As the ECB moves towards withdrawing stimulus by the end of the year, immediate rate hikes aren’t likely to follow, according to the Franklin Templeton head of European fixed income (pictured).
“The ECB is removing [monetary] accommodation but incredibly slowly,” said Zahn, adding that it may even take longer than the central bank had hinted at its most recent meeting.
“Will QE end at the end of the year? Yeah. It’s very unlikely they would go past that [date] now.”
However, Zahn said the idea that policymakers are set to hike rates in the middle of next year was premature.
“There’s no real reason: pricing forecasts are showing inflation at 1.7 per cent in 2020, which means that they probably don’t need to think about raising rates before 2020,” the Franklin Templeton manager said.
Another reason for not rushing normalisation is a slowdown in European growth. Having overtaken the US last year, eurozone economies have experienced weaker growth in 2018. However, Zahn said it was not a serious issue and more likely to be temporary.
Annual inflation rate (per cent) in the euro area and the EU
Source: Eurostat
“Domestic demand has been the main driver of growth in this recovery and it is really domestic funding that has been driving growth and that is also starting to decelerate,” the manager said.
“Exports were never the main driver of growth. Overall exports are important, of course: Europe is a big export-driven economy. But the actual macro growth has been remarkably low.”
Eurozone inflation remains subdued, according to Zahn, posing another potential hurdle for hawks at the ECB.
While eurozone inflation rose in May to 1.9 per cent up from 1.3 per cent in April, it remains below the ECB’s 2 per cent target and has done for a long period of time.
But with rates at all-time lows, investors will need to act for an environment in which rates begin to rise, according to Zahn.
As such, shorter maturity securities can offer investors better returns in a rising rate environment, particularly as traditional safe have assets – such as bank deposits – provide lower returns.
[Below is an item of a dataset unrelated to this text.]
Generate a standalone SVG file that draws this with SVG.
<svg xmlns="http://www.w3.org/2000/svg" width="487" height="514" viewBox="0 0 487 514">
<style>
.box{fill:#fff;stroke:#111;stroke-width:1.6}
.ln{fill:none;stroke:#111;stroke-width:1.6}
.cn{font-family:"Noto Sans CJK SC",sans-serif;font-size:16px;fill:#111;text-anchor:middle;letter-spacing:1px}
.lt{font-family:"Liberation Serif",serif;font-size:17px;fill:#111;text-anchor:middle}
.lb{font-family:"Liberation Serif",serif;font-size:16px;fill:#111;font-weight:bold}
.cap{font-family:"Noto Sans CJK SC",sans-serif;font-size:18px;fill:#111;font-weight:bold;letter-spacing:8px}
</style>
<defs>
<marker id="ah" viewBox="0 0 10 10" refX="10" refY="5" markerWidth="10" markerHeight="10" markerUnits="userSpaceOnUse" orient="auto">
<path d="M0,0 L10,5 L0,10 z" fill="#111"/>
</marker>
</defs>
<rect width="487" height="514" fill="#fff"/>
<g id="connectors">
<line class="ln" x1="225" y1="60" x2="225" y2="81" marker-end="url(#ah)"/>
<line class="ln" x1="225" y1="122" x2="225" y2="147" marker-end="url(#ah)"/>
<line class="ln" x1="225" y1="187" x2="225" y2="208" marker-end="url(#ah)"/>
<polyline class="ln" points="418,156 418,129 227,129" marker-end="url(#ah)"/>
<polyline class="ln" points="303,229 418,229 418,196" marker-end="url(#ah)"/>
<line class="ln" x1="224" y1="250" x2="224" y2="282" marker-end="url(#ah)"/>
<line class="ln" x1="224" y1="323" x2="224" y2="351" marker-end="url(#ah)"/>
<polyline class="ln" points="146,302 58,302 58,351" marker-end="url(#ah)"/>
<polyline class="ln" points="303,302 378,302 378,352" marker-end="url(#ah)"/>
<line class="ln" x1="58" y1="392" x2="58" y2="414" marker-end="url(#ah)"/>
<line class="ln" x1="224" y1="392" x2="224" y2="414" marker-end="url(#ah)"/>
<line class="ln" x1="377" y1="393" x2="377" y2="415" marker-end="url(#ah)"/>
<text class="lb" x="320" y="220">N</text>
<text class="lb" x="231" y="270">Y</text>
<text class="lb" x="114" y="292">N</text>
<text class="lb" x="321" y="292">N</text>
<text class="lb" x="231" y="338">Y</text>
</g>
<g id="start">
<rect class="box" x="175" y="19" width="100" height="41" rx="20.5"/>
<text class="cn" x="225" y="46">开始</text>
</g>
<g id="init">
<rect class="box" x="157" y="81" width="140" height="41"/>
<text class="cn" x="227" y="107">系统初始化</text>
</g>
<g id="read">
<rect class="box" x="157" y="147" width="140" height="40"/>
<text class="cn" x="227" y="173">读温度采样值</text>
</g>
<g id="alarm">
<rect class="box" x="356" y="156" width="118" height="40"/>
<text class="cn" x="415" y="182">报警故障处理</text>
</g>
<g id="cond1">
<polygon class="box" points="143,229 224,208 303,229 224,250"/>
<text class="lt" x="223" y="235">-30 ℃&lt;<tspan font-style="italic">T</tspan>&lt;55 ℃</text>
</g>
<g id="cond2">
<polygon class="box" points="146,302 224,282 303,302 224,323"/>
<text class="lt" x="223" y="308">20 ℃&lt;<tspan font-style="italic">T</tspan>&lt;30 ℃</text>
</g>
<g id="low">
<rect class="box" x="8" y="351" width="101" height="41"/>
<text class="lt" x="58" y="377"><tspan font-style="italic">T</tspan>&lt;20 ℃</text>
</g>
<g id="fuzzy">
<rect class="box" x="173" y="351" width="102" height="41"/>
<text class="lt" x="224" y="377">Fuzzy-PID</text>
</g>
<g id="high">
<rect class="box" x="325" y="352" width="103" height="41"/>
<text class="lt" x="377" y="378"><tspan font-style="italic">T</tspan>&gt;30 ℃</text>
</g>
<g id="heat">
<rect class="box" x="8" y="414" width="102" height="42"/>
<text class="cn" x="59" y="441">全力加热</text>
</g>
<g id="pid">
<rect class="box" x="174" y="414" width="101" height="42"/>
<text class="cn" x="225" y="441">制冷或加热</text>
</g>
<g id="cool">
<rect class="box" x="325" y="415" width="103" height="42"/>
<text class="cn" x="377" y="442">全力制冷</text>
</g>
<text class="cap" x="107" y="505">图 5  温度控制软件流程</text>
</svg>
Zahn said: “People are very defensive and have been defensive for a very long time, especially regarding rising volatility.
“But they’ve been giving up a huge amount of yield to do that, so many of our clients have been short duration for three to four years.”
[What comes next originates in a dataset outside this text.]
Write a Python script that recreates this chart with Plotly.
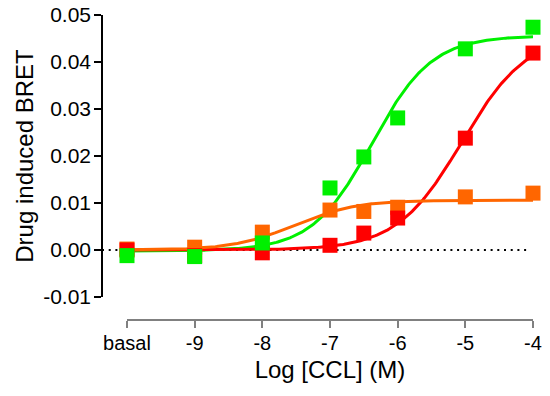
import numpy as np
import plotly.graph_objects as go

# ---- data ----
x_cats = [-10, -9, -8, -7, -6.5, -6, -5, -4]          # -10 = "basal"
green_y = [-0.0012, -0.0014, 0.0015, 0.0132, 0.0198, 0.0281, 0.0428, 0.0474]
red_y = [0.0000, -0.0012, -0.0006, 0.0010, 0.0036, 0.0068, 0.0238, 0.0419]
orange_y = [0.0002, 0.0006, 0.0038, 0.0085, 0.0082, 0.0091, 0.0113, 0.0121]

# four-parameter logistic fit parameters (bottom, top, logEC50, hill)
green_fit = (-0.0002, 0.0456, -6.38, 0.98)
red_fit = (0.0, 0.0460, -5.05, 0.90)
orange_fit = (0.0, 0.0106, -7.52, 0.97)

x_tickvals = [-10, -9, -8, -7, -6, -5, -4]
x_ticktext = ["basal", "-9", "-8", "-7", "-6", "-5", "-4"]
y_tickvals = [-0.01, 0.0, 0.01, 0.02, 0.03, 0.04, 0.05]
y_ticktext = ["-0.01", "0.00", "0.01", "0.02", "0.03", "0.04", "0.05"]

GREEN = "#00F000"
RED = "#FF0000"
ORANGE = "#FF6600"

xs = np.linspace(-10, -4, 300)


def logistic(p):
    b, t, ec, h = p
    return b + (t - b) / (1 + 10 ** ((ec - xs) * h))


fig = go.Figure()
for fit, col in [(green_fit, GREEN), (red_fit, RED), (orange_fit, ORANGE)]:
    fig.add_trace(go.Scatter(x=xs, y=logistic(fit), mode="lines",
                             line=dict(color=col, width=3), showlegend=False,
                             hoverinfo="skip", cliponaxis=False))
for ys, col in [(orange_y, ORANGE), (red_y, RED), (green_y, GREEN)]:
    fig.add_trace(go.Scatter(x=x_cats, y=ys, mode="markers",
                             marker=dict(symbol="square", size=15, color=col,
                                         line=dict(width=0)),
                             showlegend=False, cliponaxis=False))

# dotted zero line
fig.add_shape(type="line", xref="paper", yref="y", x0=0, x1=0.99, y0=0, y1=0,
              line=dict(color="black", width=2, dash="2px,4.7px"), layer="below")

FONT = "Liberation Sans, Arial, sans-serif"
fig.update_layout(
    width=550, height=396,
    margin=dict(l=102, r=17, t=15, b=76, autoexpand=False),
    paper_bgcolor="white", plot_bgcolor="white",
    font=dict(family=FONT, color="black"),
    xaxis=dict(domain=[0.058, 1], range=[-10, -4], anchor="free", position=0,
               tickvals=x_tickvals, ticktext=x_ticktext, automargin=False,
               showgrid=False, zeroline=False, showline=True,
               linecolor="#808080", linewidth=1.5,
               ticks="outside", ticklen=7, tickwidth=1.5, tickcolor="#808080",
               tickfont=dict(size=20, family=FONT), ticklabelstandoff=-2,
               title=dict(text="Log [CCL] (M)", font=dict(size=24, family=FONT),
                          standoff=7)),
    yaxis=dict(domain=[0.0754, 1], range=[-0.01, 0.05], anchor="free", position=0,
               tickvals=y_tickvals, ticktext=y_ticktext, automargin=False,
               showgrid=False, zeroline=False, showline=True,
               linecolor="black", linewidth=1.5,
               ticks="outside", ticklen=7, tickwidth=1.5, tickcolor="black",
               tickfont=dict(size=21, family=FONT), ticklabelstandoff=-1,
               title=dict(text="Drug induced BRET", font=dict(size=24, family=FONT),
                          standoff=2)),
)

fig.write_html("out.html", config={"displayModeBar": False},
               post_script="document.body.style.margin='0px';"
                           "document.body.style.overflow='hidden';")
Another positive for short-dated bonds is their lower volatility relative to other parts of the bond market, according to the manager.
Although volatility picked up in the wake of the Italian elections as uncertainty over how eurosceptic the coalition government would be, Zahn said this was unusual.
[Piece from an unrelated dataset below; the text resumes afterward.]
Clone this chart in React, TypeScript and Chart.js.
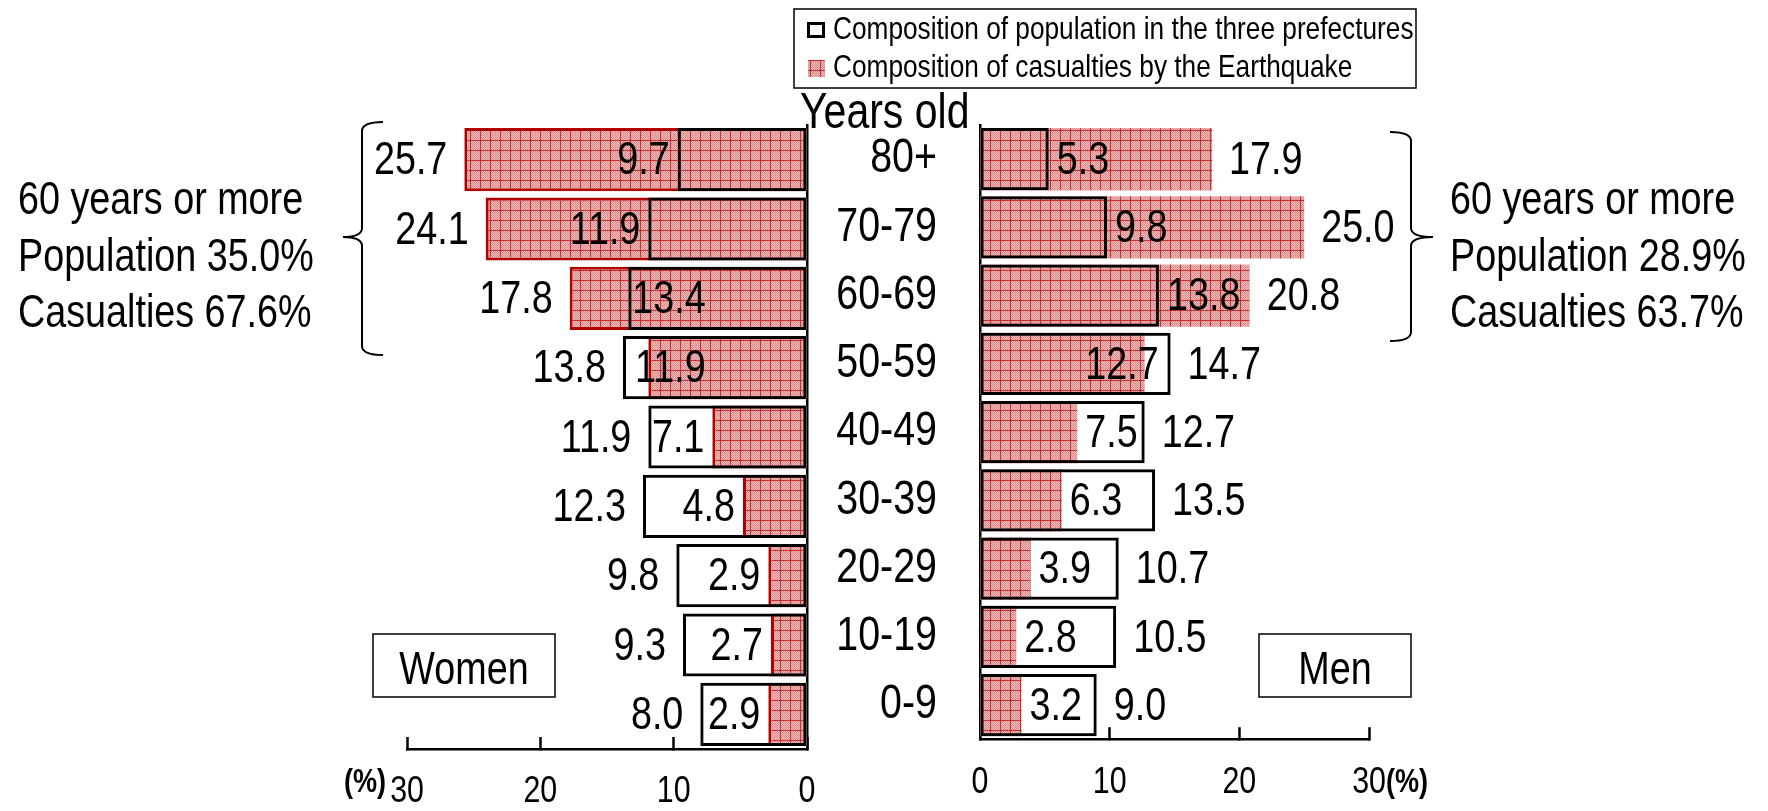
import React, { useEffect, useRef } from 'react';
import { Chart, registerables } from 'chart.js';

Chart.register(...registerables);

// ---------- data ----------
const ageGroups = ['80+', '70-79', '60-69', '50-59', '40-49', '30-39', '20-29', '10-19', '0-9'];
const womenPopulation = [9.7, 11.9, 13.4, 13.8, 11.9, 12.3, 9.8, 9.3, 8.0];
const womenCasualties = [25.7, 24.1, 17.8, 11.9, 7.1, 4.8, 2.9, 2.7, 2.9];
const menPopulation = [5.3, 9.8, 13.8, 14.7, 12.7, 13.5, 10.7, 10.5, 9.0];
const menCasualties = [17.9, 25.0, 20.8, 12.7, 7.5, 6.3, 3.9, 2.8, 3.2];
const axisMax = 30;
const axisStep = 10;
const legendLabels = [
  'Composition of population in the three prefectures',
  'Composition of casualties by the Earthquake',
];
const womenSummary = ['60 years or more', 'Population 35.0%', 'Casualties 67.6%'];
const menSummary = ['60 years or more', 'Population 28.9%', 'Casualties 63.7%'];
const axisTitle = 'Years old';
const unitLabel = '(%)';
const womenLabel = 'Women';
const menLabel = 'Men';

// ---------- font handling ----------
function fontAvailable(name: string): boolean {
  const c = document.createElement('canvas').getContext('2d');
  if (!c) return false;
  const sample = 'Composition 0123456789 Women Years';
  c.font = '40px monospace';
  const a = c.measureText(sample).width;
  c.font = `40px '${name}', monospace`;
  const b = c.measureText(sample).width;
  return Math.abs(a - b) > 0.5;
}

let FAMILY = "'Liberation Sans Narrow', 'Liberation Sans', Arial, sans-serif";
let SX = 1;

function setupFonts() {
  if (fontAvailable('Liberation Sans Narrow')) {
    FAMILY = "'Liberation Sans Narrow', 'Liberation Sans', Arial, sans-serif";
    SX = 1;
  } else {
    FAMILY = "'Liberation Sans', Arial, sans-serif";
    SX = 0.82;
  }
}

// condense all text drawn on a context (emulates a narrow face when none is installed)
function condense(ctx: CanvasRenderingContext2D | null) {
  if (!ctx || SX === 1 || (ctx as any).__condensed) return;
  const orig = ctx.fillText.bind(ctx);
  (ctx as any).fillText = (text: string, x: number, y: number, maxWidth?: number) => {
    const w = ctx.measureText(text).width * SX;
    orig(text, x, y, maxWidth !== undefined ? Math.min(maxWidth, w) : w);
  };
  (ctx as any).__condensed = true;
}

function drawText(
  ctx: CanvasRenderingContext2D,
  text: string,
  x: number,
  y: number,
  size: number,
  align: CanvasTextAlign,
  baseline: CanvasTextBaseline = 'middle',
  bold = false
) {
  ctx.save();
  ctx.font = `${bold ? 'bold ' : ''}${size}px ${FAMILY}`;
  ctx.textAlign = align;
  ctx.textBaseline = baseline;
  ctx.fillStyle = '#000';
  ctx.fillText(text, x, y);
  ctx.restore();
}

function textWidth(ctx: CanvasRenderingContext2D, text: string, size: number) {
  ctx.save();
  ctx.font = `${size}px ${FAMILY}`;
  const w = ctx.measureText(text).width * SX;
  ctx.restore();
  return w;
}

function makePattern(): CanvasPattern | string {
  const p = document.createElement('canvas');
  p.width = 10;
  p.height = 10;
  const g = p.getContext('2d');
  if (!g) return '#dc8e8e';
  for (let y = 0; y < 10; y++) {
    for (let x = 0; x < 10; x++) {
      g.fillStyle = (x + y) % 2 ? '#eebaba' : '#da8c8c';
      g.fillRect(x, y, 1, 1);
    }
  }
  g.fillStyle = '#c83030';
  g.fillRect(0, 0, 10, 1);
  g.fillRect(0, 0, 1, 10);
  return g.createPattern(p, 'repeat') || '#dc8e8e';
}

const VALUE_SIZE = 46;

function valueLabels(pop: number[], cas: number[], dir: number) {
  return {
    id: 'valueLabels',
    afterDatasetsDraw(chart: any) {
      const ctx: CanvasRenderingContext2D = chart.ctx;
      const xs = chart.scales.x;
      const ys = chart.scales.y;
      const outAlign: CanvasTextAlign = dir < 0 ? 'right' : 'left';
      const inAlign: CanvasTextAlign = dir < 0 ? 'left' : 'right';
      for (let i = 0; i < pop.length; i++) {
        const y = ys.getPixelForValue(i) + 2;
        const big = Math.max(pop[i], cas[i]);
        const small = Math.min(pop[i], cas[i]);
        const bigEnd = xs.getPixelForValue(big);
        const smallEnd = xs.getPixelForValue(small);
        drawText(ctx, big.toFixed(1), bigEnd + dir * 17, y, VALUE_SIZE, outAlign);
        const s = small.toFixed(1);
        const w = textWidth(ctx, s, VALUE_SIZE);
        const space = Math.abs(bigEnd - smallEnd);
        if (space >= w + 6) {
          drawText(ctx, s, smallEnd + dir * 8, y, VALUE_SIZE, outAlign);
        } else if (space < 30) {
          drawText(ctx, s, bigEnd - dir * 12, y, VALUE_SIZE, inAlign);
        } else {
          drawText(ctx, s, smallEnd - dir * 4, y, VALUE_SIZE, inAlign);
        }
      }
    },
  };
}

function brace(ctx: CanvasRenderingContext2D, x: number, top: number, bottom: number, tipX: number, mid: number, hook: number) {
  ctx.save();
  ctx.strokeStyle = '#000';
  ctx.lineWidth = 2;
  ctx.beginPath();
  ctx.moveTo(x + hook, top);
  ctx.quadraticCurveTo(x, top, x, top + 9);
  ctx.lineTo(x, mid - 9);
  ctx.quadraticCurveTo(x, mid, tipX, mid);
  ctx.quadraticCurveTo(x, mid, x, mid + 9);
  ctx.lineTo(x, bottom - 9);
  ctx.quadraticCurveTo(x, bottom, x + hook, bottom);
  ctx.stroke();
  ctx.restore();
}

const SUMMARY_BASELINES = [214, 271, 327];

const womenDecor = {
  id: 'womenDecor',
  afterDraw(chart: any) {
    const ctx: CanvasRenderingContext2D = chart.ctx;
    drawText(ctx, unitLabel, 386, 783, 33, 'right', 'middle', true);
    brace(ctx, 362, 122, 355, 343, 237, 21);
    womenSummary.forEach((t, i) => drawText(ctx, t, 18, SUMMARY_BASELINES[i], 46, 'left', 'alphabetic'));
    ctx.save();
    ctx.strokeStyle = '#000';
    ctx.lineWidth = 1.5;
    ctx.strokeRect(373, 634, 182, 63);
    ctx.restore();
    drawText(ctx, womenLabel, 464, 684, 46, 'center', 'alphabetic');
  },
};

function menDecor(offsetX: number, pattern: CanvasPattern | string) {
  return {
    id: 'menDecor',
    afterDraw(chart: any) {
      const ctx: CanvasRenderingContext2D = chart.ctx;
      ctx.save();
      ctx.translate(-offsetX, 0);
      // legend
      ctx.save();
      ctx.fillStyle = '#fff';
      ctx.fillRect(794, 9, 622, 79);
      ctx.strokeStyle = '#000';
      ctx.lineWidth = 1.5;
      ctx.strokeRect(794, 9, 622, 79);
      ctx.lineWidth = 3;
      ctx.strokeRect(808.5, 23.5, 15, 13);
      ctx.fillStyle = pattern as any;
      ctx.fillRect(808, 60, 17, 17);
      ctx.restore();
      drawText(ctx, legendLabels[0], 833, 30, 32, 'left');
      drawText(ctx, legendLabels[1], 833, 68, 32, 'left');
      // axis title
      drawText(ctx, axisTitle, 800, 128, 50, 'left', 'alphabetic');
      drawText(ctx, unitLabel, 1386, 783, 33, 'left', 'middle', true);
      // right brace
      brace(ctx, 1411, 132, 341, 1433, 237, -21);
      menSummary.forEach((t, i) => drawText(ctx, t, 1450, SUMMARY_BASELINES[i], 46, 'left', 'alphabetic'));
      ctx.save();
      ctx.strokeStyle = '#000';
      ctx.lineWidth = 1.5;
      ctx.strokeRect(1259, 634, 152, 63);
      ctx.restore();
      drawText(ctx, menLabel, 1335, 684, 46, 'center', 'alphabetic');
      ctx.restore();
    },
  };
}

const CHART_TOP = 125;
const AXIS_H = 62;
const WOMEN_W = 830;
const WOMEN_RIGHT = 807;
const MEN_LEFT = 780;

function xScale(reverse: boolean) {
  return {
    type: 'linear' as const,
    reverse,
    min: 0,
    max: axisMax,
    position: 'bottom' as const,
    ticks: {
      stepSize: axisStep,
      padding: 33,
      color: '#000',
      font: { family: FAMILY, size: 37 },
      maxRotation: 0,
      autoSkip: false,
    },
    grid: {
      display: true,
      drawOnChartArea: false,
      drawTicks: true,
      tickLength: -12,
      tickWidth: 2.5,
      tickColor: '#000',
      color: '#000',
    },
    border: { display: true, color: '#000', width: 2.5 },
    afterFit: (s: any) => {
      s.height = AXIS_H;
      s.paddingLeft = 0;
      s.paddingRight = 0;
    },
  };
}

function barDatasets(pop: number[], cas: number[], pattern: CanvasPattern | string, casBorder: string | null) {
  return [
    {
      label: 'Population outline',
      data: pop,
      backgroundColor: 'rgba(0,0,0,0)',
      borderColor: '#000',
      borderWidth: 3,
      borderSkipped: false,
      grouped: false,
      order: 0,
    } as any,
    {
      label: legendLabels[1],
      data: cas,
      backgroundColor: pattern as any,
      borderColor: casBorder || 'rgba(0,0,0,0)',
      borderWidth: casBorder ? 3 : 0,
      borderSkipped: false,
      grouped: false,
      order: 1,
    } as any,
    {
      label: legendLabels[0],
      data: pop,
      backgroundColor: '#fff',
      borderWidth: 0,
      grouped: false,
      order: 2,
    } as any,
  ];
}

export default function App() {
  const wRef = useRef<HTMLCanvasElement>(null);
  const mRef = useRef<HTMLCanvasElement>(null);

  useEffect(() => {
    setupFonts();
    const wCanvas = wRef.current as HTMLCanvasElement;
    const mCanvas = mRef.current as HTMLCanvasElement;
    condense(wCanvas.getContext('2d'));
    condense(mCanvas.getContext('2d'));
    const patW = makePattern();
    const patM = makePattern();

    const common = {
      indexAxis: 'y' as const,
      animation: false as const,
      responsive: false,
      maintainAspectRatio: false,
      datasets: { bar: { barPercentage: 0.91, categoryPercentage: 1 } },
      plugins: { legend: { display: false }, tooltip: { enabled: false } },
    };

    const women = new Chart(wCanvas, {
      type: 'bar',
      data: { labels: ageGroups, datasets: barDatasets(womenPopulation, womenCasualties, patW, '#b00000') },
      options: {
        ...common,
        layout: { padding: { left: 407, right: WOMEN_W - WOMEN_RIGHT, top: CHART_TOP, bottom: 0 } },
        scales: {
          x: xScale(true) as any,
          y: {
            type: 'category',
            position: 'right',
            ticks: { display: false },
            grid: { display: false, drawTicks: false },
            border: { display: true, color: '#000', width: 2.5 },
            afterFit: (s: any) => {
              s.width = 0;
            },
          } as any,
        },
      } as any,
      plugins: [valueLabels(womenPopulation, womenCasualties, -1), womenDecor],
    });

    const men = new Chart(mCanvas, {
      type: 'bar',
      data: { labels: ageGroups, datasets: barDatasets(menPopulation, menCasualties, patM, null) },
      options: {
        ...common,
        layout: { padding: { left: 0, right: 1768 - 1369, top: CHART_TOP, bottom: 0 } },
        scales: {
          x: xScale(false) as any,
          y: {
            type: 'category',
            position: 'left',
            ticks: {
              color: '#000',
              padding: 43,
              font: { family: FAMILY, size: 48 },
            },
            grid: { display: false, drawTicks: false },
            border: { display: true, color: '#000', width: 2.5 },
            afterFit: (s: any) => {
              s.width = 980 - MEN_LEFT;
            },
          } as any,
        },
      } as any,
      plugins: [valueLabels(menPopulation, menCasualties, 1), menDecor(MEN_LEFT, patM)],
    });

    return () => {
      women.destroy();
      men.destroy();
    };
  }, []);

  return (
    <div style={{ position: 'absolute', left: 0, top: 0, width: 1768, height: 811, background: '#fff' }}>
      <canvas
        ref={wRef}
        width={WOMEN_W}
        height={811}
        style={{ position: 'absolute', left: 0, top: 0, width: WOMEN_W, height: 811 }}
      />
      <canvas
        ref={mRef}
        width={1768 - MEN_LEFT}
        height={811}
        style={{ position: 'absolute', left: MEN_LEFT, top: 0, width: 1768 - MEN_LEFT, height: 811 }}
      />
    </div>
  );
}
“You have to remember that volatility we saw three weeks ago when Italian CDSs [credit default swaps] rose by 150 basis points in a day, that had not happened in a G7 bond market since 1982,” he said.
“That was when [former Federal Reserve chairman Paul] Volcker changed the inflation target and jacked up rates to bring inflation down in the US. It’s a very rare event.”
Zahn, who is also sole manager of the Franklin UK Corporate Bond and Franklin UK Gilt funds, said there could be a further period of change after the UK leaves the EU.
“If you look at the votes that are happening in the EU parliament, the UK has 12 per cent of the votes and non-euro members are about 30 per cent. So, if people want to push things through that non-euro countries don’t like they can block it,” he explained.
“However, once the UK leaves they’ll be left with 20 per cent [share] and it will be 80 per cent for euro countries and it will be much more difficult for non-euro countries [to block legislation]. That will create much more friction with non-euro countries.”
The manager said that the departure of the UK would also have other significant developments for Europe, as this will mean one less larger country voting down big EU budgets.
He said the balance may be tipped in favour of more expansionary budgets as more austere nations such as Germany and smaller states are outvoted, which will be another source of friction.
Indeed, the Franklin Templeton manager said the EU continues to face structural issues. With the ECB having done much of the “heavy lifting”, a good opportunity for reform has not been taken.
Zahn also noted that Brexit negotiations may not be as bad as feared following the Italian election, as one of the largest EU economies returned populist parties to government.
“I think what UK wants is to still have access to Europe and what Europe wants is access to the UK,” he said.
“What people are underestimating is that many countries in Europe will be badly hurt if we have a hard Brexit and no trade deal. They export a lot here. I think they are actively lobbying their own governments.”
The Franklin Templeton European fixed income head was speaking at the launch of two actively-managed exchange traded funds (ETFs): Franklin Liberty Euro Short Maturity UCITS ETF – managed by him – and Franklin Liberty USD Investment Grade Corporate Bond UCITS ETF – managed by Marc Kremer and Shawn Lyons – due to list on the London Stock Exchange on 27 June.
The Franklin Liberty Euro Short Maturity UCITS ETF will invest in European short-term debt securities and investments and will be co-managed by portfolio manager Rod Macphee.
The Franklin Liberty USD Investment Grade Corporate Bond UCITS ETF, meanwhile, will invest in US dollar-denominated corporate debt issued by US and foreign companies. At least 80 per cent will be invested in fixed and floating rate investment grade-debt.
Zahn is a co-manager of the offshore €481.1m Franklin European Total Return fund – the largest of the mandates under his oversight – alongside John Beck.
The fund targets a total investment return made up of combination of interest income, capital appreciation and currency gains, by investing in a portfolio of corporate and sovereign European debt.
Performance of fund vs sector & benchmark over 3yrs
Source: FE Analytics
Over three years the fund has delivered a total return of 27.83 per cent compared with a gain of 29.99 per cent for the Bloomberg Barclays Euro Aggregate index and a 26.71 per cent gain for the average FO Fixed Int – EUR Investment Grade fund.
Additionally, Zahn is co-manager of Franklin Euro Government Bond, Franklin Euro Short Duration Bond, Franklin Euro Short-Term, Franklin European Corporate Bond, Franklin European Income Franklin Global Aggregate Bond and Franklin Global Aggregate Investment Grade Bond.